外務省や防衛省、内閣官房、宇宙航空研究開発機構(JAXA)、シンクタンク、先端技術を持つ民間企業とその関係者、政治家らを攻撃した。安保や先端技術の情報を盗み見ていた恐れがある。

使われていたマルウエアは、中国の諜報機関である国家安全省とつながりがあるとされた別のハッカー集団のものと類似していた。マルウエアのコードには中国の簡体字があった。攻撃のタイミングが中国側の勤務時間であったり、長期休暇の期間は攻撃がなかったりした。

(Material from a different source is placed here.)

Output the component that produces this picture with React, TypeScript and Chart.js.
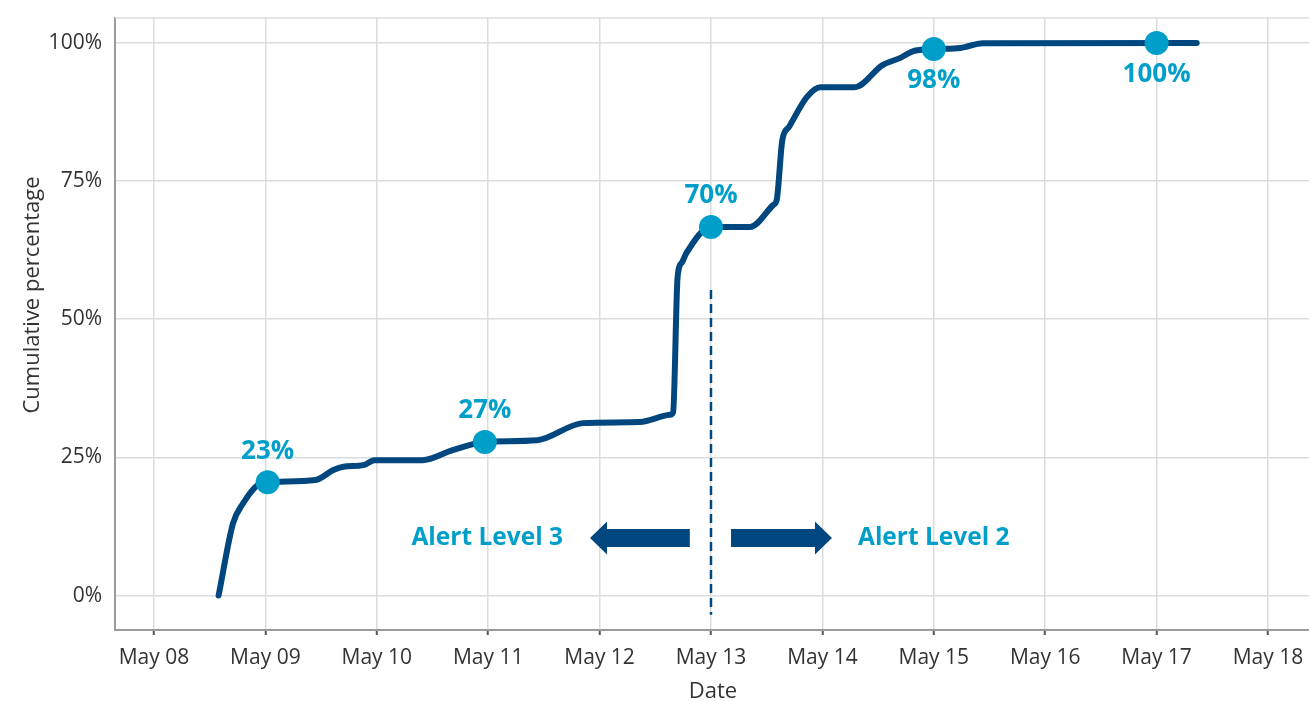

これらから、警察庁は「ミラーフェース」には中国政府の関与が疑われると判断した。関与断定へ捜査を続け、断定時は名指しで中国政府を批判する「パブリックアトリビューション」を実施する。

中国の王毅外相(右)と握手する岩屋外相=2024年12月25日(代表撮影・共同)

警察庁が中国政府の関与の疑いを公表した意味合いは極めて大きい。現時点でも十分、外交で取り上げるべき案件だ。まさか、王毅中国共産党政治局員兼外相の来日が近くあるから断定を控えたわけではなかろう。

過去にも中国系ハッカー集団の対日サイバー攻撃はあった。石破首相と岩屋毅外相は、王氏との会談で、今回の「ミラーフェース」も含め主要議題にしなければならない。